* Start Excerpted data *

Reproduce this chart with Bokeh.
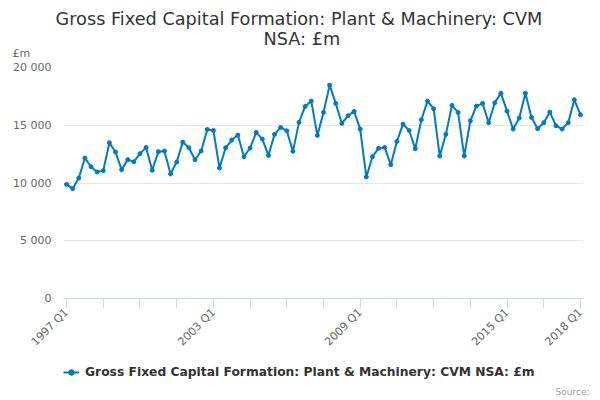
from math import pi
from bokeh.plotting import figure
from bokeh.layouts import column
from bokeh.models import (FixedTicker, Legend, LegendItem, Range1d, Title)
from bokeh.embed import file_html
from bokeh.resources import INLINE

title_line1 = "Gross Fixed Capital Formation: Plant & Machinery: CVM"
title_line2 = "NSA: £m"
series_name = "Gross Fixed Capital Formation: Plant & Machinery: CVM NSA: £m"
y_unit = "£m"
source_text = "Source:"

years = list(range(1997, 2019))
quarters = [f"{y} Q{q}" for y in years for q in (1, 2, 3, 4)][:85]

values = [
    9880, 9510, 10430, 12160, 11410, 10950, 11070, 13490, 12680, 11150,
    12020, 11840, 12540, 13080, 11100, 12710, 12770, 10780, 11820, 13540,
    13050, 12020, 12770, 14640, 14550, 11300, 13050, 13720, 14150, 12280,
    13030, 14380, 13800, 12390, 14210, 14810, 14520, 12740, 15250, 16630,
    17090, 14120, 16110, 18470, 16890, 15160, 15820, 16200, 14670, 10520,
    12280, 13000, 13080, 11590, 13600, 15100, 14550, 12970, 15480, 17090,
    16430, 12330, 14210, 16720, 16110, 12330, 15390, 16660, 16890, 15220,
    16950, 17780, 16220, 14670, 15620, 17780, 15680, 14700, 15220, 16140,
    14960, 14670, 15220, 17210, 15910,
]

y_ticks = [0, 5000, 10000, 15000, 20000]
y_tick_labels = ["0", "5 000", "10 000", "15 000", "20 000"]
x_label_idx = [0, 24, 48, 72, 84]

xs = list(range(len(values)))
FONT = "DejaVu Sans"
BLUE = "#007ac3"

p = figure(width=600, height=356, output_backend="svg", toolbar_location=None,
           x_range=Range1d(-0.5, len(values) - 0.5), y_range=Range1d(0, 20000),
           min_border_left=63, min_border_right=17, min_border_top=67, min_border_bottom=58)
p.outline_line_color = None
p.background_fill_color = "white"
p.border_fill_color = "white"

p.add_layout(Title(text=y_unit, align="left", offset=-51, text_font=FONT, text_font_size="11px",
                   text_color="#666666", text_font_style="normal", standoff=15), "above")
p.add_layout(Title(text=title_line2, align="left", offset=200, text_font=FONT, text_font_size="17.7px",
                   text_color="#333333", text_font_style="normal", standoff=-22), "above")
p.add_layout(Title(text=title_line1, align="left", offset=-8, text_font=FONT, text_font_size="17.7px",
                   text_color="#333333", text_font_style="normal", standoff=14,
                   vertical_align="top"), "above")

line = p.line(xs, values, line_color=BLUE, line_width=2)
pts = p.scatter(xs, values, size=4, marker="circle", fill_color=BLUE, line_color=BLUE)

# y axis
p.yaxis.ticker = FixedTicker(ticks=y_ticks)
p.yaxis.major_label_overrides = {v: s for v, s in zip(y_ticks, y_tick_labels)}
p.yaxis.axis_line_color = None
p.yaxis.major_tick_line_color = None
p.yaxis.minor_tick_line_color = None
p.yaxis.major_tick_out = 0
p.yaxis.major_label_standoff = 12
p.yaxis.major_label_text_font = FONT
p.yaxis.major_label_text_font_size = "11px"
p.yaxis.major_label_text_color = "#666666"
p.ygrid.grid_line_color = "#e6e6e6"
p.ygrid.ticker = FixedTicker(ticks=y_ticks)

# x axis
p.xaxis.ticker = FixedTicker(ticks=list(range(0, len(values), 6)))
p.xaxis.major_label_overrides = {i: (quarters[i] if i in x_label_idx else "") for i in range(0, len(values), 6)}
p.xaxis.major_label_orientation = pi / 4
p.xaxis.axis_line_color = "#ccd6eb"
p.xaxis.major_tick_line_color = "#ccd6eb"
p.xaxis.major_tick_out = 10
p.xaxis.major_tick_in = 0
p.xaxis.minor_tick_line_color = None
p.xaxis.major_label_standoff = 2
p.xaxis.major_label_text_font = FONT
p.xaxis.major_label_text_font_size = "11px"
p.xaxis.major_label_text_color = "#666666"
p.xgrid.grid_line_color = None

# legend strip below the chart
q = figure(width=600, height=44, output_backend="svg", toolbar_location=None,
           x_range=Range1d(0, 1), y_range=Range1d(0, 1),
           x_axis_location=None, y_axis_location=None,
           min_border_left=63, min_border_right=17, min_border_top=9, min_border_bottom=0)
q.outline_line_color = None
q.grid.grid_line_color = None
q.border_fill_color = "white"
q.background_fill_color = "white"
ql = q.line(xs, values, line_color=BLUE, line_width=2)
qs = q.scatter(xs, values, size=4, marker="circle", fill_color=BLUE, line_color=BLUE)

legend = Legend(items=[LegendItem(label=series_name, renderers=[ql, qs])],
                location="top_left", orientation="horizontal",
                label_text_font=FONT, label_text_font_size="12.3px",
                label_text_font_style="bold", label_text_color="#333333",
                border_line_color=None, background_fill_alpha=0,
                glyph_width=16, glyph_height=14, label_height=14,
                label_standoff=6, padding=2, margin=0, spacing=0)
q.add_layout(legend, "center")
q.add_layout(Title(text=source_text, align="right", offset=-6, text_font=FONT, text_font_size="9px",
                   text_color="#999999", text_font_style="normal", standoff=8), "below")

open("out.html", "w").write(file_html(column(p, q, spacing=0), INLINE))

* End Excerpted data *
* Start Excerpted data *

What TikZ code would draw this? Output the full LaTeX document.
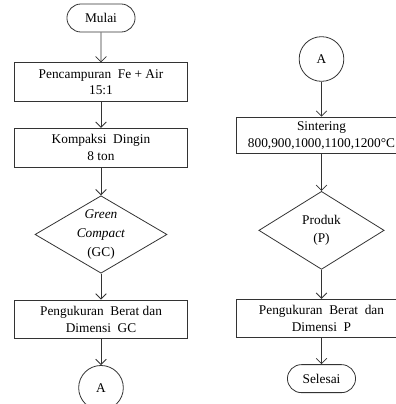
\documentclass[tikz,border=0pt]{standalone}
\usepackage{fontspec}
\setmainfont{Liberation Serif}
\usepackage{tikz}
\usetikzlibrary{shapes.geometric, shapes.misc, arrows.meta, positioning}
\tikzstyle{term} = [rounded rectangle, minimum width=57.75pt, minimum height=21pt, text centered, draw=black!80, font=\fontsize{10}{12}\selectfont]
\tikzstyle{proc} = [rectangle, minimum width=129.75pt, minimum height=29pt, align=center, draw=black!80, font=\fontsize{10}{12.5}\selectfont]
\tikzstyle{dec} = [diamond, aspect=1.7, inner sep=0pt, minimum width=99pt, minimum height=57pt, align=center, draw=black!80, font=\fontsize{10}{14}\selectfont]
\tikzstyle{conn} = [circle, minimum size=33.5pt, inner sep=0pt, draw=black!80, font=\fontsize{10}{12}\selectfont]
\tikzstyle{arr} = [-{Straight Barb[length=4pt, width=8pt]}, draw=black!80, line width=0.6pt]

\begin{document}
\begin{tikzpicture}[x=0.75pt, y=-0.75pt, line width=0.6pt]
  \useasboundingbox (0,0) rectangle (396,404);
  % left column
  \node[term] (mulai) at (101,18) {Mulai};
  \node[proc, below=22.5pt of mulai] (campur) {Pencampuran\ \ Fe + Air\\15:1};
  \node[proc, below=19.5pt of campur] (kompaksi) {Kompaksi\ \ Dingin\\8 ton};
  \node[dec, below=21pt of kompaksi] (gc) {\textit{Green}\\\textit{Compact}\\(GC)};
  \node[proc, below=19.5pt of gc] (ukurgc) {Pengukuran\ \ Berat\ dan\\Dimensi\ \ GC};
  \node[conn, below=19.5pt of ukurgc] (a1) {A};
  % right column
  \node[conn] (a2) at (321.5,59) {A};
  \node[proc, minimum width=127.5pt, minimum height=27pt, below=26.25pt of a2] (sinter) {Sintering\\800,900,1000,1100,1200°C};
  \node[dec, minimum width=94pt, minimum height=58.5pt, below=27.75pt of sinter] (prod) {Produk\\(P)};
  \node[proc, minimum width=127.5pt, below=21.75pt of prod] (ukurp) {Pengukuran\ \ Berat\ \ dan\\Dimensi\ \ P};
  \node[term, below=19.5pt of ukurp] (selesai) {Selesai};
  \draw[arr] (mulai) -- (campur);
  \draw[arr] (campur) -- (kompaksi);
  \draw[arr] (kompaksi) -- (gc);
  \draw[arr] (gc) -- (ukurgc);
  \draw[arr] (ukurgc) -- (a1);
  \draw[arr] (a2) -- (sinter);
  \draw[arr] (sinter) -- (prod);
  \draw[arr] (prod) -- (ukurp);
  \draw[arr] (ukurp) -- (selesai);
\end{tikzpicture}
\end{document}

* End Excerpted data *
* Start Excerpted data *

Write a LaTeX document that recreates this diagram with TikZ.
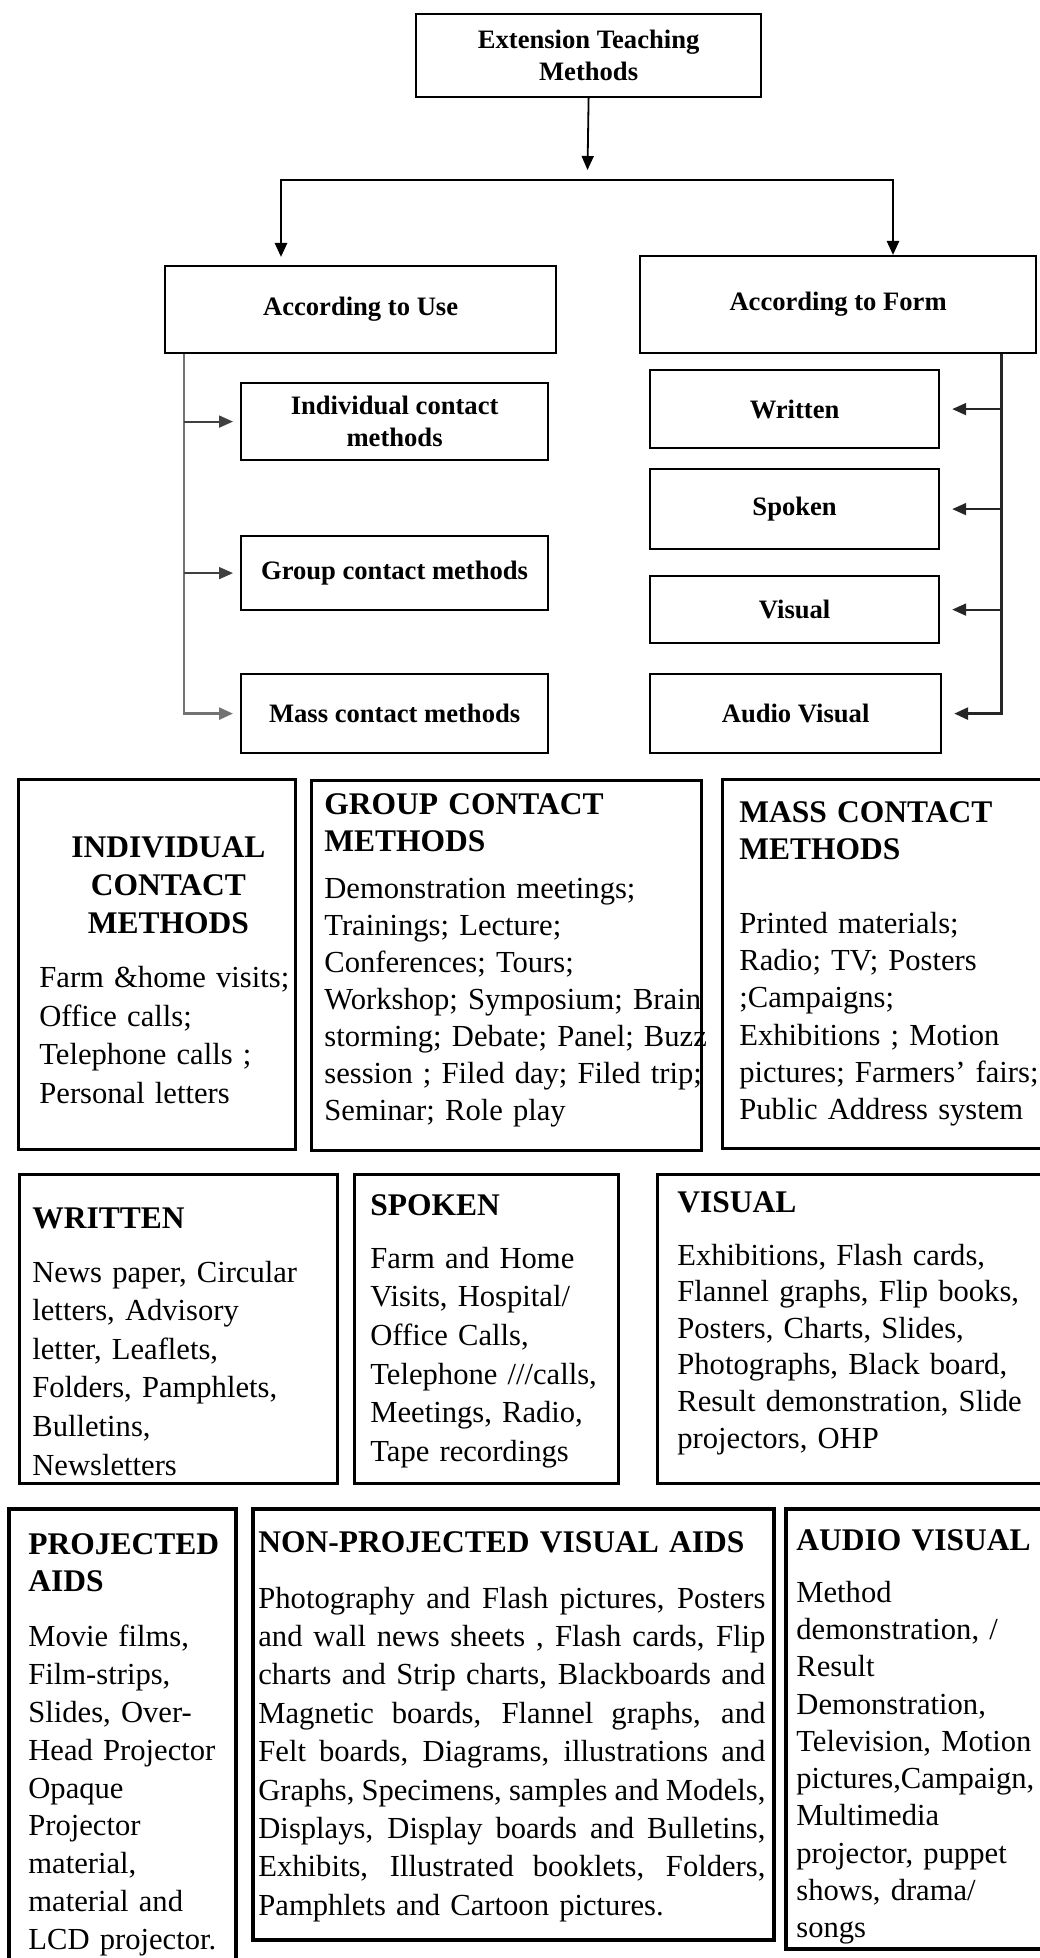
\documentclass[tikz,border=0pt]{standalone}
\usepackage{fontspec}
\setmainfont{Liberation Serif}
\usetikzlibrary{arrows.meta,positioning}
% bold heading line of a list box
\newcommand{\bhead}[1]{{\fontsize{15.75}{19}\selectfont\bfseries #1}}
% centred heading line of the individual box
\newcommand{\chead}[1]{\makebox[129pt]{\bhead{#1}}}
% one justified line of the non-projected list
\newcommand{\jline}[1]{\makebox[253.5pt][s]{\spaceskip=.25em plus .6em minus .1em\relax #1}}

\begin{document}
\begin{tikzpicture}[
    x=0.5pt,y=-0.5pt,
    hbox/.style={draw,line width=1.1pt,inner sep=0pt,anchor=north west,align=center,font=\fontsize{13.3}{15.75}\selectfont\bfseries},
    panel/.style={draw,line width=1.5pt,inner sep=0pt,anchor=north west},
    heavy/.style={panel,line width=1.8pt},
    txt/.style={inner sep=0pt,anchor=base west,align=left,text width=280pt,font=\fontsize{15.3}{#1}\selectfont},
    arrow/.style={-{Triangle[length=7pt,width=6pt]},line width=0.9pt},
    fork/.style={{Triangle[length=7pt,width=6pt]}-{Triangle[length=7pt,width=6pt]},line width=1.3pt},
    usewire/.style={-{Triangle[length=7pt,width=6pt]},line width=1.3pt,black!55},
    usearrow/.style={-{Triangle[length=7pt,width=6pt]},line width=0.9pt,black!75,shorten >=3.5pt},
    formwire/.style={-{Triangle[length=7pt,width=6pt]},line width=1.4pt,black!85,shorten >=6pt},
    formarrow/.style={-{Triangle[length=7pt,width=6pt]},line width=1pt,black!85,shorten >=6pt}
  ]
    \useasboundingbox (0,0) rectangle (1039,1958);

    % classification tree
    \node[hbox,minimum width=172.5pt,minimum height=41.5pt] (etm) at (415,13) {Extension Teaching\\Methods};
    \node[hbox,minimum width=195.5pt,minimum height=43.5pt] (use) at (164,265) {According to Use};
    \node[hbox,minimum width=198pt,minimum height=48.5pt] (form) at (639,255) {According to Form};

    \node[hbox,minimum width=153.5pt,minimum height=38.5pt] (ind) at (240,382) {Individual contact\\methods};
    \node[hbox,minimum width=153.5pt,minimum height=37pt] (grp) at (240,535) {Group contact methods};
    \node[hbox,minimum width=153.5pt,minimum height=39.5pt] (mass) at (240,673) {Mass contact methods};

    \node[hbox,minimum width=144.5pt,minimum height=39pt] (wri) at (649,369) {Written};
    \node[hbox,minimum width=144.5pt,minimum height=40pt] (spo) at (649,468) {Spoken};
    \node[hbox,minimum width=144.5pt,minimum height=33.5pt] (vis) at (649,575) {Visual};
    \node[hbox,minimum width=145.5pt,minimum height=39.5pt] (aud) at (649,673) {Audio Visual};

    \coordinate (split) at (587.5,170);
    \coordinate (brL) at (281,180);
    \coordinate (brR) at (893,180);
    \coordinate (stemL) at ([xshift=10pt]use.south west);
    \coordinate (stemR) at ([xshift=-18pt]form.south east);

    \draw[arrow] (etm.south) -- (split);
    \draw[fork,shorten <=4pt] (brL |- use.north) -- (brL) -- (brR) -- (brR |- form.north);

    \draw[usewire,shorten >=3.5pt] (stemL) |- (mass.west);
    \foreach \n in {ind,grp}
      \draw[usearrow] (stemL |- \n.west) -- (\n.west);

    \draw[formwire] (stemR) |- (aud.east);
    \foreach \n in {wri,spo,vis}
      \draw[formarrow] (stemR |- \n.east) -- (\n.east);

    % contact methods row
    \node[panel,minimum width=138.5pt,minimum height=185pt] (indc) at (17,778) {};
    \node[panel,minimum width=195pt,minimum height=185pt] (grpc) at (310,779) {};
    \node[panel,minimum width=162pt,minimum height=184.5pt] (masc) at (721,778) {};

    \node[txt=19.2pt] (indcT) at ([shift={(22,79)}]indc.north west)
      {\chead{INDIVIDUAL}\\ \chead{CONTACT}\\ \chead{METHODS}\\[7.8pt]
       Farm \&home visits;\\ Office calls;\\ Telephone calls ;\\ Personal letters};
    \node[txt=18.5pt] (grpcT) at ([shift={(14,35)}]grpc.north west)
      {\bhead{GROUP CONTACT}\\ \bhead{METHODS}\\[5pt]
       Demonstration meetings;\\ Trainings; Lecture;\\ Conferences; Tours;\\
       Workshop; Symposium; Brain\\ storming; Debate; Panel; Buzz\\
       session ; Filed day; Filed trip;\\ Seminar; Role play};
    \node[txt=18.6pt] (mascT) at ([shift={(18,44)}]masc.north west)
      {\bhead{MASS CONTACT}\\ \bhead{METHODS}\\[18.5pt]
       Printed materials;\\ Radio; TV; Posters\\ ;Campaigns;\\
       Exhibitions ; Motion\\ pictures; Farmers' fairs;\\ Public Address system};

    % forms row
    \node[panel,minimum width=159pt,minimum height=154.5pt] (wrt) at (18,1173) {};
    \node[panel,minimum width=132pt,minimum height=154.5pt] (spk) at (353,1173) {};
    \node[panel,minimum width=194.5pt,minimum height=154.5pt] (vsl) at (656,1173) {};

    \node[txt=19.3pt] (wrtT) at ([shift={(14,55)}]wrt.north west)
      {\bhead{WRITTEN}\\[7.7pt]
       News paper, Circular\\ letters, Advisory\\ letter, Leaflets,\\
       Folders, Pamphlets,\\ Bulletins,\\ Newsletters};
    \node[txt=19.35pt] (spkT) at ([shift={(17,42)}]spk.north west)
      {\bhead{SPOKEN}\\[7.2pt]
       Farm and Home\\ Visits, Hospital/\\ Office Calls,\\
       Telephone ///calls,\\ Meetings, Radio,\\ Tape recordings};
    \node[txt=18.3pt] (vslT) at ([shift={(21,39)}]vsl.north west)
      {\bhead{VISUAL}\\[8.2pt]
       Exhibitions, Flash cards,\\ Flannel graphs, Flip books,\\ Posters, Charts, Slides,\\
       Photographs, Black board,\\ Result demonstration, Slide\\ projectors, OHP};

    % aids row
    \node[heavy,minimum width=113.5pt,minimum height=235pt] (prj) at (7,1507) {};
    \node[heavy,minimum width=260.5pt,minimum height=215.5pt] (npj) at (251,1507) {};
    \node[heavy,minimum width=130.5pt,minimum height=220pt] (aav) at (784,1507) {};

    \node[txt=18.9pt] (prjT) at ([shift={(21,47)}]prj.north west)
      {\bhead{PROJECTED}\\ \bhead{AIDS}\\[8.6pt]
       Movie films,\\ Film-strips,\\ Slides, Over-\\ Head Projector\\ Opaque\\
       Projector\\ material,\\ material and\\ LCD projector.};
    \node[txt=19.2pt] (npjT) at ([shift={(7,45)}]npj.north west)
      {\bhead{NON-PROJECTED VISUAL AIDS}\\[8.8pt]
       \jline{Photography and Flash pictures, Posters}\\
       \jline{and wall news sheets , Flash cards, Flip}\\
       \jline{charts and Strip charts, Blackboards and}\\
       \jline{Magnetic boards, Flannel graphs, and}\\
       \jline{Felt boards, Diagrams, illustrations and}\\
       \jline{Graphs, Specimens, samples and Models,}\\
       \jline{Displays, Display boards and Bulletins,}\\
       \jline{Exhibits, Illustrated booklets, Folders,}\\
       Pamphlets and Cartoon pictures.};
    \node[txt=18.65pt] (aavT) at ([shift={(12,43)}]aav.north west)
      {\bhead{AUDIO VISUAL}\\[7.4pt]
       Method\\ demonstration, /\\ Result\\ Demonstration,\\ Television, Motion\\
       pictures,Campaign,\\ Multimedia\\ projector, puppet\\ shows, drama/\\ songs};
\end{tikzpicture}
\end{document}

* End Excerpted data *

▶ **What the task asks**:
Return exactly the lines from the one with "Reproduce this chart with Bokeh." to the one with "2, 3, 4)][:85]", inclusive, and nothing else; skip the pictures.

▶ **Exercise response**:
Reproduce this chart with Bokeh.
from math import pi
from bokeh.plotting import figure
from bokeh.layouts import column
from bokeh.models import (FixedTicker, Legend, LegendItem, Range1d, Title)
from bokeh.embed import file_html
from bokeh.resources import INLINE

title_line1 = "Gross Fixed Capital Formation: Plant & Machinery: CVM"
title_line2 = "NSA: £m"
series_name = "Gross Fixed Capital Formation: Plant & Machinery: CVM NSA: £m"
y_unit = "£m"
source_text = "Source:"

years = list(range(1997, 2019))
quarters = [f"{y} Q{q}" for y in years for q in (1, 2, 3, 4)][:85]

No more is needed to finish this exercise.